* REQUIRED TASK:
Below are some records; return each one exactly.

[Data extracted from a collection]
━━━━
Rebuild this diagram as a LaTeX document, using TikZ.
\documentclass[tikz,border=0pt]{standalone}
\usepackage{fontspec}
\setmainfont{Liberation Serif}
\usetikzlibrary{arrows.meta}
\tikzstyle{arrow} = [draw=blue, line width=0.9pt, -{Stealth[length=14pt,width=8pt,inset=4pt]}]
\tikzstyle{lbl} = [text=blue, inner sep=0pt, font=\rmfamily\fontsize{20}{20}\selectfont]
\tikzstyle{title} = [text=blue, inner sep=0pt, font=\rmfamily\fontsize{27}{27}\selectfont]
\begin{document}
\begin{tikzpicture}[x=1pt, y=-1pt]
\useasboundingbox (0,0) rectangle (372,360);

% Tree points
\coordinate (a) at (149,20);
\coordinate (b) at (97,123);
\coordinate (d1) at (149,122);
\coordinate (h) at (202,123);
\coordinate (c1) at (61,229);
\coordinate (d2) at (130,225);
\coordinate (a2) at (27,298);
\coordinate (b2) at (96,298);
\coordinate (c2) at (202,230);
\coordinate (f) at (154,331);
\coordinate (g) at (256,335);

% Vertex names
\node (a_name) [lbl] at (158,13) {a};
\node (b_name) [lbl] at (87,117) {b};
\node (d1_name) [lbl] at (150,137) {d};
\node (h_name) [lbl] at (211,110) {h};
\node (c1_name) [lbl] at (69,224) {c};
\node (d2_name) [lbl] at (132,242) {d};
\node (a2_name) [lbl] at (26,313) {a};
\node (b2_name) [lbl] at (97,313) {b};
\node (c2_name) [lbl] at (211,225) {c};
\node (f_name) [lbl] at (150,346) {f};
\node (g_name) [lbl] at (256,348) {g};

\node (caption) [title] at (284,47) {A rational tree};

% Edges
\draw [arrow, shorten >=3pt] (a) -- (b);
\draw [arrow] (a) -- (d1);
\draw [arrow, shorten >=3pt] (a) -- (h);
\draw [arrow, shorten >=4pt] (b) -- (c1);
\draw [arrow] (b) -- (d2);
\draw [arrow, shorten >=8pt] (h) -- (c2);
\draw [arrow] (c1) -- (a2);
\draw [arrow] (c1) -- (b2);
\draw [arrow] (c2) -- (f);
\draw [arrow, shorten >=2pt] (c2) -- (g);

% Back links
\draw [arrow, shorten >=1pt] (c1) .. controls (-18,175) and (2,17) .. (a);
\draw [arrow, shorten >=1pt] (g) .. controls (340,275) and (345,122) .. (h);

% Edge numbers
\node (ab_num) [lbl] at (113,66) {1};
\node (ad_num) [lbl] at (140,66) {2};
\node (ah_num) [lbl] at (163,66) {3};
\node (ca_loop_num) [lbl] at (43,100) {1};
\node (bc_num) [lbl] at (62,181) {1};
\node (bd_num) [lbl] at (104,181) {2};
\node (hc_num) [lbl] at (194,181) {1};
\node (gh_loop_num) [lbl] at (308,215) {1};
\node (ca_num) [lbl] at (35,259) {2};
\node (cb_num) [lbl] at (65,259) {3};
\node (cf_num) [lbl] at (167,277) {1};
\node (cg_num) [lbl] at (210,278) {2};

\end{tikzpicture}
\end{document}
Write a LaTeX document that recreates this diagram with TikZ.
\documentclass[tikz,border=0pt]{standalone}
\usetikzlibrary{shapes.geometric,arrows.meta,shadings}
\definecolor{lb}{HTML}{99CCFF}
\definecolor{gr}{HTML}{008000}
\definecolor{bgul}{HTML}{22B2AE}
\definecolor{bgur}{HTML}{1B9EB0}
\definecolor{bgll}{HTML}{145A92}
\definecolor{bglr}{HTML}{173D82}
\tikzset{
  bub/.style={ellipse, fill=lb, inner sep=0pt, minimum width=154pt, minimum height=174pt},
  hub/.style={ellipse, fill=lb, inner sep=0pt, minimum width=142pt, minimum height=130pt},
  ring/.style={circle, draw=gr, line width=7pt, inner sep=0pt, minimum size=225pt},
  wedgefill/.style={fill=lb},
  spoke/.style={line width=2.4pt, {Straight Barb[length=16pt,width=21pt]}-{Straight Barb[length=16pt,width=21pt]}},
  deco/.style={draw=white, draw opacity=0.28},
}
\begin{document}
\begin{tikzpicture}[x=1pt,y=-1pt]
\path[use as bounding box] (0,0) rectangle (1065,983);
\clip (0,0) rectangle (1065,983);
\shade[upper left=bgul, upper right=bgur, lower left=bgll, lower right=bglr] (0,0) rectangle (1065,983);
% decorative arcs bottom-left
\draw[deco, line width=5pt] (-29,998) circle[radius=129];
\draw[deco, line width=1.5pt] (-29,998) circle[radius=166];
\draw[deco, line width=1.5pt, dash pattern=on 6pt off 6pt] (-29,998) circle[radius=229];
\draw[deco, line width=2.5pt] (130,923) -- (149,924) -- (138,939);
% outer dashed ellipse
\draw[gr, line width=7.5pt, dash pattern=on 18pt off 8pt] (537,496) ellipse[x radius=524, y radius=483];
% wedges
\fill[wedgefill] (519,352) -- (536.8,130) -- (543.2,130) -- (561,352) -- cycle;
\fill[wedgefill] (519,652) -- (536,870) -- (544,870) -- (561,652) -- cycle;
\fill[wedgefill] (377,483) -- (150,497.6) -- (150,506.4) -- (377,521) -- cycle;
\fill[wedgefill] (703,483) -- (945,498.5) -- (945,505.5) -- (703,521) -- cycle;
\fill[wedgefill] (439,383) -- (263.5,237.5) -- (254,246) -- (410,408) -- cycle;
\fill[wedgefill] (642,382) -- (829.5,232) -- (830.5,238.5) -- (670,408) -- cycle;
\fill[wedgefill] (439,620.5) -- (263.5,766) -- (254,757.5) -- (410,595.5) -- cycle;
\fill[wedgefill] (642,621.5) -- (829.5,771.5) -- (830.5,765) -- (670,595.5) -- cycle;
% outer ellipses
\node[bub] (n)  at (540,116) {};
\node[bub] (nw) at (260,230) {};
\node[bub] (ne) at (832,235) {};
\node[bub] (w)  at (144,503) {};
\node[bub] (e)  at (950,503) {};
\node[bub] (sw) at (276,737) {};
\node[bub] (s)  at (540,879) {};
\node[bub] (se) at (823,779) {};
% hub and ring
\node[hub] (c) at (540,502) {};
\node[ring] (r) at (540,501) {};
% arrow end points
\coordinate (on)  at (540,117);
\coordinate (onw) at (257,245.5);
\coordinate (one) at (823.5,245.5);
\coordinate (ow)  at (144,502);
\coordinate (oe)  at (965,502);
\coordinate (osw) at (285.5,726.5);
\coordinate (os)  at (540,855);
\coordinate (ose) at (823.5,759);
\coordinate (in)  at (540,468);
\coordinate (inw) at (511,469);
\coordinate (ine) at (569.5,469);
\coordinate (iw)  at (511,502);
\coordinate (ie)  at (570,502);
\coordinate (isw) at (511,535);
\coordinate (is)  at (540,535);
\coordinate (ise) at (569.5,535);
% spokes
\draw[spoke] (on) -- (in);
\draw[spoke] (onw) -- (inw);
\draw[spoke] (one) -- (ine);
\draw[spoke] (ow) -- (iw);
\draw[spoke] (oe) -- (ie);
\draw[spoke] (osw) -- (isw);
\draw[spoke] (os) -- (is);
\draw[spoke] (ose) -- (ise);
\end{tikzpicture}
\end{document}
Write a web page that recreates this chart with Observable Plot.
━━━━
* EXERCISE OUTPUT:
Rebuild this diagram as a LaTeX document, using TikZ.
\documentclass[tikz,border=0pt]{standalone}
\usepackage{fontspec}
\setmainfont{Liberation Serif}
\usetikzlibrary{arrows.meta}
\tikzstyle{arrow} = [draw=blue, line width=0.9pt, -{Stealth[length=14pt,width=8pt,inset=4pt]}]
\tikzstyle{lbl} = [text=blue, inner sep=0pt, font=\rmfamily\fontsize{20}{20}\selectfont]
\tikzstyle{title} = [text=blue, inner sep=0pt, font=\rmfamily\fontsize{27}{27}\selectfont]
\begin{document}
\begin{tikzpicture}[x=1pt, y=-1pt]
\useasboundingbox (0,0) rectangle (372,360);

% Tree points
\coordinate (a) at (149,20);
\coordinate (b) at (97,123);
\coordinate (d1) at (149,122);
\coordinate (h) at (202,123);
\coordinate (c1) at (61,229);
\coordinate (d2) at (130,225);
\coordinate (a2) at (27,298);
\coordinate (b2) at (96,298);
\coordinate (c2) at (202,230);
\coordinate (f) at (154,331);
\coordinate (g) at (256,335);

% Vertex names
\node (a_name) [lbl] at (158,13) {a};
\node (b_name) [lbl] at (87,117) {b};
\node (d1_name) [lbl] at (150,137) {d};
\node (h_name) [lbl] at (211,110) {h};
\node (c1_name) [lbl] at (69,224) {c};
\node (d2_name) [lbl] at (132,242) {d};
\node (a2_name) [lbl] at (26,313) {a};
\node (b2_name) [lbl] at (97,313) {b};
\node (c2_name) [lbl] at (211,225) {c};
\node (f_name) [lbl] at (150,346) {f};
\node (g_name) [lbl] at (256,348) {g};

\node (caption) [title] at (284,47) {A rational tree};

% Edges
\draw [arrow, shorten >=3pt] (a) -- (b);
\draw [arrow] (a) -- (d1);
\draw [arrow, shorten >=3pt] (a) -- (h);
\draw [arrow, shorten >=4pt] (b) -- (c1);
\draw [arrow] (b) -- (d2);
\draw [arrow, shorten >=8pt] (h) -- (c2);
\draw [arrow] (c1) -- (a2);
\draw [arrow] (c1) -- (b2);
\draw [arrow] (c2) -- (f);
\draw [arrow, shorten >=2pt] (c2) -- (g);

% Back links
\draw [arrow, shorten >=1pt] (c1) .. controls (-18,175) and (2,17) .. (a);
\draw [arrow, shorten >=1pt] (g) .. controls (340,275) and (345,122) .. (h);

% Edge numbers
\node (ab_num) [lbl] at (113,66) {1};
\node (ad_num) [lbl] at (140,66) {2};
\node (ah_num) [lbl] at (163,66) {3};
\node (ca_loop_num) [lbl] at (43,100) {1};
\node (bc_num) [lbl] at (62,181) {1};
\node (bd_num) [lbl] at (104,181) {2};
\node (hc_num) [lbl] at (194,181) {1};
\node (gh_loop_num) [lbl] at (308,215) {1};
\node (ca_num) [lbl] at (35,259) {2};
\node (cb_num) [lbl] at (65,259) {3};
\node (cf_num) [lbl] at (167,277) {1};
\node (cg_num) [lbl] at (210,278) {2};

\end{tikzpicture}
\end{document}
Write a LaTeX document that recreates this diagram with TikZ.
\documentclass[tikz,border=0pt]{standalone}
\usetikzlibrary{shapes.geometric,arrows.meta,shadings}
\definecolor{lb}{HTML}{99CCFF}
\definecolor{gr}{HTML}{008000}
\definecolor{bgul}{HTML}{22B2AE}
\definecolor{bgur}{HTML}{1B9EB0}
\definecolor{bgll}{HTML}{145A92}
\definecolor{bglr}{HTML}{173D82}
\tikzset{
  bub/.style={ellipse, fill=lb, inner sep=0pt, minimum width=154pt, minimum height=174pt},
  hub/.style={ellipse, fill=lb, inner sep=0pt, minimum width=142pt, minimum height=130pt},
  ring/.style={circle, draw=gr, line width=7pt, inner sep=0pt, minimum size=225pt},
  wedgefill/.style={fill=lb},
  spoke/.style={line width=2.4pt, {Straight Barb[length=16pt,width=21pt]}-{Straight Barb[length=16pt,width=21pt]}},
  deco/.style={draw=white, draw opacity=0.28},
}
\begin{document}
\begin{tikzpicture}[x=1pt,y=-1pt]
\path[use as bounding box] (0,0) rectangle (1065,983);
\clip (0,0) rectangle (1065,983);
\shade[upper left=bgul, upper right=bgur, lower left=bgll, lower right=bglr] (0,0) rectangle (1065,983);
% decorative arcs bottom-left
\draw[deco, line width=5pt] (-29,998) circle[radius=129];
\draw[deco, line width=1.5pt] (-29,998) circle[radius=166];
\draw[deco, line width=1.5pt, dash pattern=on 6pt off 6pt] (-29,998) circle[radius=229];
\draw[deco, line width=2.5pt] (130,923) -- (149,924) -- (138,939);
% outer dashed ellipse
\draw[gr, line width=7.5pt, dash pattern=on 18pt off 8pt] (537,496) ellipse[x radius=524, y radius=483];
% wedges
\fill[wedgefill] (519,352) -- (536.8,130) -- (543.2,130) -- (561,352) -- cycle;
\fill[wedgefill] (519,652) -- (536,870) -- (544,870) -- (561,652) -- cycle;
\fill[wedgefill] (377,483) -- (150,497.6) -- (150,506.4) -- (377,521) -- cycle;
\fill[wedgefill] (703,483) -- (945,498.5) -- (945,505.5) -- (703,521) -- cycle;
\fill[wedgefill] (439,383) -- (263.5,237.5) -- (254,246) -- (410,408) -- cycle;
\fill[wedgefill] (642,382) -- (829.5,232) -- (830.5,238.5) -- (670,408) -- cycle;
\fill[wedgefill] (439,620.5) -- (263.5,766) -- (254,757.5) -- (410,595.5) -- cycle;
\fill[wedgefill] (642,621.5) -- (829.5,771.5) -- (830.5,765) -- (670,595.5) -- cycle;
% outer ellipses
\node[bub] (n)  at (540,116) {};
\node[bub] (nw) at (260,230) {};
\node[bub] (ne) at (832,235) {};
\node[bub] (w)  at (144,503) {};
\node[bub] (e)  at (950,503) {};
\node[bub] (sw) at (276,737) {};
\node[bub] (s)  at (540,879) {};
\node[bub] (se) at (823,779) {};
% hub and ring
\node[hub] (c) at (540,502) {};
\node[ring] (r) at (540,501) {};
% arrow end points
\coordinate (on)  at (540,117);
\coordinate (onw) at (257,245.5);
\coordinate (one) at (823.5,245.5);
\coordinate (ow)  at (144,502);
\coordinate (oe)  at (965,502);
\coordinate (osw) at (285.5,726.5);
\coordinate (os)  at (540,855);
\coordinate (ose) at (823.5,759);
\coordinate (in)  at (540,468);
\coordinate (inw) at (511,469);
\coordinate (ine) at (569.5,469);
\coordinate (iw)  at (511,502);
\coordinate (ie)  at (570,502);
\coordinate (isw) at (511,535);
\coordinate (is)  at (540,535);
\coordinate (ise) at (569.5,535);
% spokes
\draw[spoke] (on) -- (in);
\draw[spoke] (onw) -- (inw);
\draw[spoke] (one) -- (ine);
\draw[spoke] (ow) -- (iw);
\draw[spoke] (oe) -- (ie);
\draw[spoke] (osw) -- (isw);
\draw[spoke] (os) -- (is);
\draw[spoke] (ose) -- (ise);
\end{tikzpicture}
\end{document}
Write a web page that recreates this chart with Observable Plot.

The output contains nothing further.